The Immendingen army base – once a washing amenity for armored howitzers during the Cold War – is the perfect place Daimler’s looking for to convert into a testing ground for Mercedes-Benz luxury cars. The said facility, set in the Black Forest of Germany, is conveniently located near the company’s base in Stuttgart.
Under Negotiations
As German military prepares to give up the said place, Lothar Ulsamer of Daimler AG is negotiating for the piece of land and is set on buying it – an area that runs on about a 500-hectare complex. If th talks succeeded, the company is planning to turn the howitzer wash into auto shops, the shooting range into a tunnel where car headlights are tested and the training ground into a test track.
“A military plot is ideal,” Ulsamer revealed in a phone interview. “Military conversions are easy to get through the political process.”
Transforming agricultural lands or empty lots in the countryside often meet resistance from farmers and environmentalists.
Large Scale Turnovers
The Daimler deal is just a part of the large scale of military properties transfer in Germany as German troops are scaled back with Britain and US closing up the bases they opened during WWII. The military is set to vacate an area totaling to approximately six times the size of Manhattan – 143 square miles or 370 square kilometers – in the next five years. This land space presents numerous opportunities for companies like Daimler as well as other investors that are seeking for areas to put up luxury homes, factories or large arrays of energy-generating solar panels.
The land assets being turned over range from vintage bomb-filled airfields to villages with American-style bungalows.
Just this May, the US turned over a property in Mannheim, the Benjamin Franklin Village, which is the country’s biggest residential base with 2,000 apartments, four schools, one gas station, church, cinema and even a Burger King outlet.
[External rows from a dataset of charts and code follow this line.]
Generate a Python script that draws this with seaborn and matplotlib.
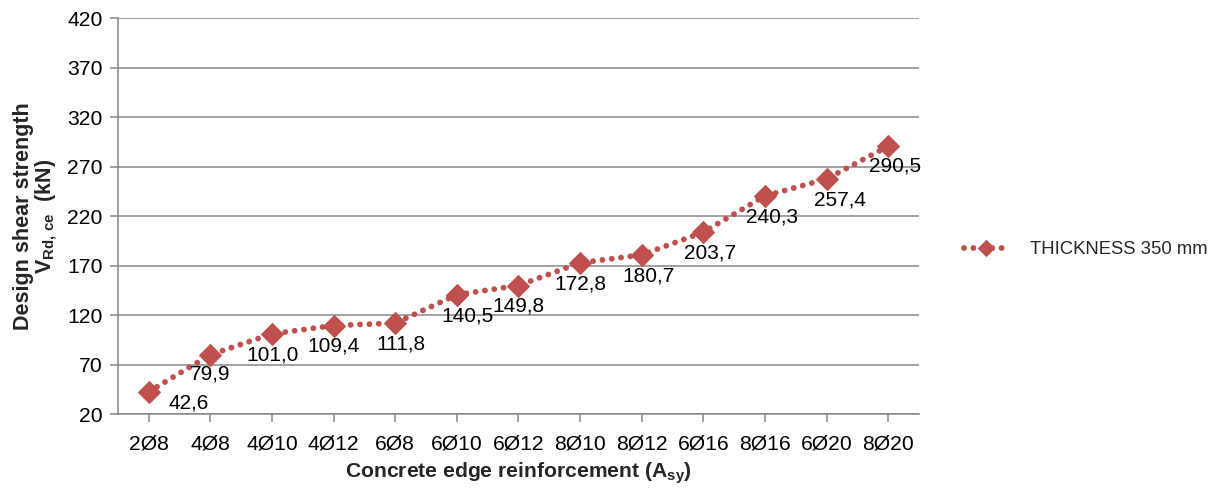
import matplotlib
matplotlib.use("Agg")
import matplotlib.pyplot as plt
from matplotlib.legend_handler import HandlerLine2D
import seaborn as sns
import pandas as pd

# data
categories = ["2Ø8", "4Ø8", "4Ø10", "4Ø12", "6Ø8", "6Ø10", "6Ø12",
              "8Ø10", "8Ø12", "6Ø16", "8Ø16", "6Ø20", "8Ø20"]
strength = [42.6, 79.9, 101.0, 109.4, 111.8, 140.5, 149.8,
            172.8, 180.7, 203.7, 240.3, 257.4, 290.5]
label_dx = [29, 0, 0, 0, 4, 8, 0, 0, 5, 5, 5, 10, 5]
label_dy = [-8, -14, -15, -15, -15, -15, -15, -15, -15, -15, -15, -15, -14]
yticks = list(range(20, 421, 50))


class EndMarkerHandler(HandlerLine2D):
    # Excel-style legend key: dotted line with a smaller marker at its right end
    def get_xdata(self, legend, xdescent, ydescent, width, height, fontsize):
        xdata, _ = super().get_xdata(legend, xdescent, ydescent,
                                     width, height, fontsize)
        return xdata, [xdata[-1]]

    def create_artists(self, *args, **kwargs):
        artists = super().create_artists(*args, **kwargs)
        artists[-1].set_markersize(8)
        return artists


sns.set_theme(style="white")
plt.rcParams["font.family"] = ["Liberation Sans", "DejaVu Sans"]
plt.rcParams["mathtext.fontset"] = "custom"
plt.rcParams["mathtext.rm"] = "Liberation Sans"
plt.rcParams["mathtext.bf"] = "Liberation Sans:bold"
plt.rcParams["mathtext.it"] = "Liberation Sans:italic"

red = "#C0504D"
grey = "#868686"

df = pd.DataFrame({"reinforcement": categories, "VRd": strength})

fig = plt.figure(figsize=(12.22, 4.88), dpi=100)
ax = fig.add_axes([0.0966, 0.1516, 0.6554, 0.8115])

sns.lineplot(data=df, x="reinforcement", y="VRd", sort=False, ax=ax,
             color=red, lw=4.2, linestyle=(0, (0.01, 1.6)),
             dash_capstyle="round", marker="D", markersize=11,
             markeredgecolor=red, label="THICKNESS 350 mm")

for i, (v, dx, dy) in enumerate(zip(strength, label_dx, label_dy)):
    ax.annotate(f"{v:.1f}".replace(".", ","), (i, v), xytext=(dx, dy),
                textcoords="offset points", ha="center", va="center",
                fontsize=15, color="black")

ax.set_xlim(-0.5, len(categories) - 0.5)
ax.set_ylim(20, 420)
ax.set_yticks(yticks)
ax.yaxis.grid(True, color=grey, lw=1.1)
ax.set_axisbelow(True)
for s in ["top", "right"]:
    ax.spines[s].set_visible(False)
for s in ["left", "bottom"]:
    ax.spines[s].set_color(grey)
    ax.spines[s].set_linewidth(1.1)
ax.tick_params(axis="both", which="both", direction="out", length=6,
               width=1.1, color=grey, labelsize=15.2, labelcolor="black",
               left=True, bottom=True)
ax.tick_params(axis="x", pad=9)
ax.tick_params(axis="y", pad=5)

ax.set_xlabel(r"Concrete edge reinforcement (A$_{\mathbf{sy}}$)",
              fontsize=15.2, fontweight="bold", labelpad=5)
ax.set_ylabel("Design shear strength\n" + r"$\mathbf{V_{Rd,\,ce}}$  (kN)",
              fontsize=15.5, fontweight="bold", labelpad=6, linespacing=0.95)

ax.legend(loc="center left", bbox_to_anchor=(0.775, 0.488),
          bbox_transform=fig.transFigure, frameon=False, fontsize=13.3,
          handlelength=2.4, handletextpad=1.2,
          handler_map={matplotlib.lines.Line2D: EndMarkerHandler()})

fig.savefig("out.png", dpi=100)
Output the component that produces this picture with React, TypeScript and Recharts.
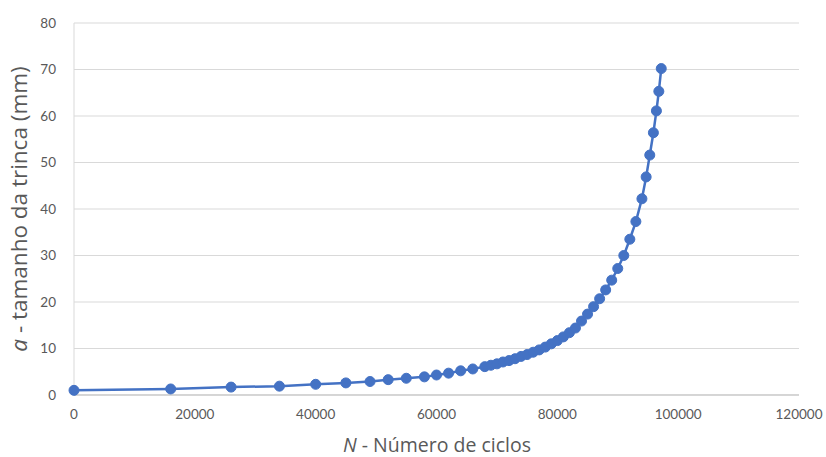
import React from 'react';
import { LineChart, Line, XAxis, YAxis, CartesianGrid, Label } from 'recharts';

// N (ciclos)
const cycles = [
  0, 16000, 26000, 34000, 40000, 45000, 49000, 52000, 55000, 58000, 60000, 62000, 64000, 66000,
  68000, 69000, 70000, 71000, 72000, 73000, 74000, 75000, 76000, 77000, 78000, 79000, 80000,
  81000, 82000, 83000, 84000, 85000, 86000, 87000, 88000, 89000, 90000, 91000, 92000, 93000,
  94000, 94700, 95300, 95900, 96400, 96800, 97200,
];

// a (mm)
const crackSize = [
  1.0, 1.3, 1.7, 1.9, 2.3, 2.6, 2.9, 3.3, 3.6, 3.9, 4.3, 4.7, 5.2, 5.6,
  6.1, 6.4, 6.7, 7.1, 7.4, 7.8, 8.3, 8.7, 9.2, 9.7, 10.3, 11.0, 11.7,
  12.5, 13.4, 14.4, 15.9, 17.4, 19.0, 20.7, 22.6, 24.7, 27.2, 30.0, 33.5, 37.3,
  42.2, 46.9, 51.6, 56.4, 61.1, 65.3, 70.2,
];

const xTicks = [0, 20000, 40000, 60000, 80000, 100000, 120000];
const yTicks = [0, 10, 20, 30, 40, 50, 60, 70, 80];

const data = cycles.map((n, i) => ({ n, a: crackSize[i] }));

const TICK_FONT = 'Lato, "Open Sans", sans-serif';
const TITLE_FONT = '"Open Sans", Lato, sans-serif';
const GREY = '#595959';
const BLUE = '#4472C4';

export default function App() {
  return (
    <div style={{ position: 'absolute', left: 0, top: 0, width: 826, height: 457, background: '#fff' }}>
      <LineChart
        width={826}
        height={457}
        data={data}
        margin={{ top: 23, right: 27, bottom: 32, left: 14 }}
      >
        <CartesianGrid vertical={false} stroke="#d9d9d9" strokeWidth={1} />
        <XAxis
          dataKey="n"
          type="number"
          domain={[0, 120000]}
          ticks={xTicks}
          interval={0}
          height={30}
          stroke="#bfbfbf"
          tickLine={false}
          tick={{ fill: GREY, fontSize: 13.5, fontFamily: TICK_FONT }}
          tickMargin={8}
        >
          <Label
            content={() => (
              <text x={437} y={452} textAnchor="middle" fill={GREY} fontSize={19.5} fontFamily={TITLE_FONT}>
                <tspan fontStyle="italic">N</tspan>
                <tspan> - Número de ciclos</tspan>
              </text>
            )}
          />
        </XAxis>
        <YAxis
          type="number"
          domain={[0, 80]}
          ticks={yTicks}
          interval={0}
          width={60}
          stroke="#d9d9d9"
          tickLine={false}
          tick={{ fill: GREY, fontSize: 13.5, fontFamily: TICK_FONT }}
          tickMargin={12}
        >
          <Label
            content={() => (
              <text
                x={27}
                y={209}
                transform="rotate(-90 27 209)"
                textAnchor="middle"
                fill={GREY}
                fontSize={22.5}
                fontFamily={TITLE_FONT}
              >
                <tspan fontStyle="italic">a</tspan>
                <tspan> - tamanho da trinca (mm)</tspan>
              </text>
            )}
          />
        </YAxis>
        <Line
          type="linear"
          dataKey="a"
          stroke={BLUE}
          strokeWidth={2.5}
          dot={{ r: 5, fill: BLUE, stroke: BLUE, strokeWidth: 1 }}
          activeDot={false}
          isAnimationActive={false}
        />
      </LineChart>
    </div>
  );
}
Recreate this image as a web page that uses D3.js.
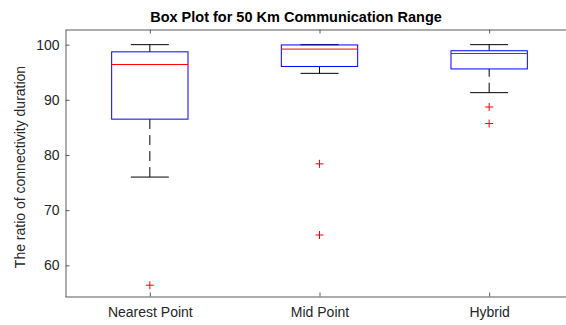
<!DOCTYPE html>
<html>
<head>
<meta charset="utf-8">
<script src="https://cdn.jsdelivr.net/npm/d3@7"></script>
<style>
  html, body { margin: 0; padding: 0; background: #fff; }
  svg { display: block; font-family: "Liberation Sans", Arial, Helvetica, sans-serif; }
</style>
</head>
<body>
<svg id="chart" width="566" height="325"></svg>
<script>
// Box statistics per strategy
const categories = ["Nearest Point", "Mid Point", "Hybrid"];
const upperWhisker = [100, 100, 100];
const q3 = [98.7, 99.95, 98.9];
const median = [96.4, 99.2, 98.4];
const q1 = [86.5, 96.05, 95.6];
const lowerWhisker = [76.0, 94.8, 91.3];
const outliers = [[56.4], [78.4, 65.5], [88.7, 85.7]];
const yTicks = [60, 70, 80, 90, 100];

const svg = d3.select("#chart");
const plotLeft = 65, plotRight = 574, plotTop = 29.5, plotBottom = 296.5;

const x = d3.scaleLinear().domain([0.5, 3.5]).range([plotLeft, plotRight]);
const y = d3.scaleLinear().domain([54.35, 102.75]).range([plotBottom, plotTop]);

const boxHalf = 0.225, capHalf = 0.112;
const axisColor = "#262626";
const lineColor = "#5a5a5a";

// axes
const yAxis = d3.axisLeft(y).tickValues(yTicks).tickSize(-4).tickPadding(6).tickSizeOuter(0);
const gy = svg.append("g").attr("transform", `translate(${plotLeft + 0.5},0)`).call(yAxis);
gy.selectAll("text").attr("font-size", 14).attr("fill", axisColor);

const xAxis = d3.axisBottom(x).tickValues([1, 2, 3]).tickFormat((d) => categories[d - 1])
  .tickSize(-4).tickPadding(11).tickSizeOuter(0);
const gx = svg.append("g").attr("transform", `translate(0,${plotBottom})`).call(xAxis);
gx.selectAll("text").attr("font-size", 14).attr("fill", axisColor);

// top border with mirrored ticks
const xTop = d3.axisTop(x).tickValues([1, 2, 3]).tickFormat("").tickSize(-4).tickSizeOuter(0);
svg.append("g").attr("transform", `translate(0,${plotTop})`).call(xTop);

svg.selectAll(".domain").attr("stroke", lineColor);
svg.selectAll(".tick line").attr("stroke", lineColor);

// boxes
const idx = d3.range(categories.length);
const g = svg.append("g");

idx.forEach((i) => {
  const c = i + 1;
  // lower whisker (dashed, drawn from cap toward box)
  g.append("line")
    .attr("x1", x(c)).attr("x2", x(c))
    .attr("y1", y(lowerWhisker[i])).attr("y2", y(q1[i]))
    .attr("stroke", "#000").attr("stroke-dasharray", "10,6");
  // upper whisker
  g.append("line")
    .attr("x1", x(c)).attr("x2", x(c))
    .attr("y1", y(upperWhisker[i])).attr("y2", y(q3[i]))
    .attr("stroke", "#000").attr("stroke-dasharray", "10,6");
  // caps
  [upperWhisker[i], lowerWhisker[i]].forEach((v) => {
    g.append("line")
      .attr("x1", x(c - capHalf)).attr("x2", x(c + capHalf))
      .attr("y1", y(v)).attr("y2", y(v))
      .attr("stroke", "#000");
  });
  // box
  g.append("rect")
    .attr("x", x(c - boxHalf)).attr("width", x(c + boxHalf) - x(c - boxHalf))
    .attr("y", y(q3[i])).attr("height", y(q1[i]) - y(q3[i]))
    .attr("fill", "none").attr("stroke", "#0000ff");
  // median
  g.append("line")
    .attr("x1", x(c - boxHalf)).attr("x2", x(c + boxHalf))
    .attr("y1", y(median[i])).attr("y2", y(median[i]))
    .attr("stroke", "#ff0000");
  // outliers
  outliers[i].forEach((v) => {
    g.append("path")
      .attr("d", `M${x(c) - 4},${y(v)}h8M${x(c)},${y(v) - 4}v8`)
      .attr("stroke", "#ff0000").attr("fill", "none");
  });
});

// title
svg.append("text")
  .attr("x", 296).attr("y", 21.5)
  .attr("text-anchor", "middle")
  .attr("font-size", 14.5).attr("font-weight", "bold").attr("fill", "#000")
  .text("Box Plot for 50 Km Communication Range");

// y label
svg.append("text")
  .attr("transform", `translate(25,${(plotTop + plotBottom) / 2 + 4}) rotate(-90)`)
  .attr("text-anchor", "middle")
  .attr("font-size", 14).attr("fill", axisColor)
  .text("The ratio of connectivity duration");
</script>
</body>
</html>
According to Joerg Musial, the head of sales at the federal real state agency BIMA, which handles the management and sales of government-owned assets including army bases, most of the handovers will take place next year until 2015. “We’ve never had such a massive, simultaneous withdrawal,” Musial stated. “In some cities, it’s shaking up the entire market.”
The said agency have been working on rebooting unused military bases, including the area in Immendingen eyed by Daimler, since 2005. However, the recent turnovers will have to wait for two years before going on the sales market as BIMA needs that span of time for property evaluation, resolve with city officials what use the property is ideal for and at last, organize its sale.
Not Alone
Germany’s not the only country seeking for new uses of its discarded military encampments and bases. Armies worldwide are also booting out real state in an attempt to cut down on spending. For one, the US Department of Defense plans to close its European bases in the next five years so it could save about $250 billion.
Immendingen mayor Markus Hugger is looking forward to Daimler’s project in his town, not just for the extra jobs and extra tax revenue the place will get, but with the publicity the company brings to their town. “We hope that once Daimler’s here, other companies will come,” he said.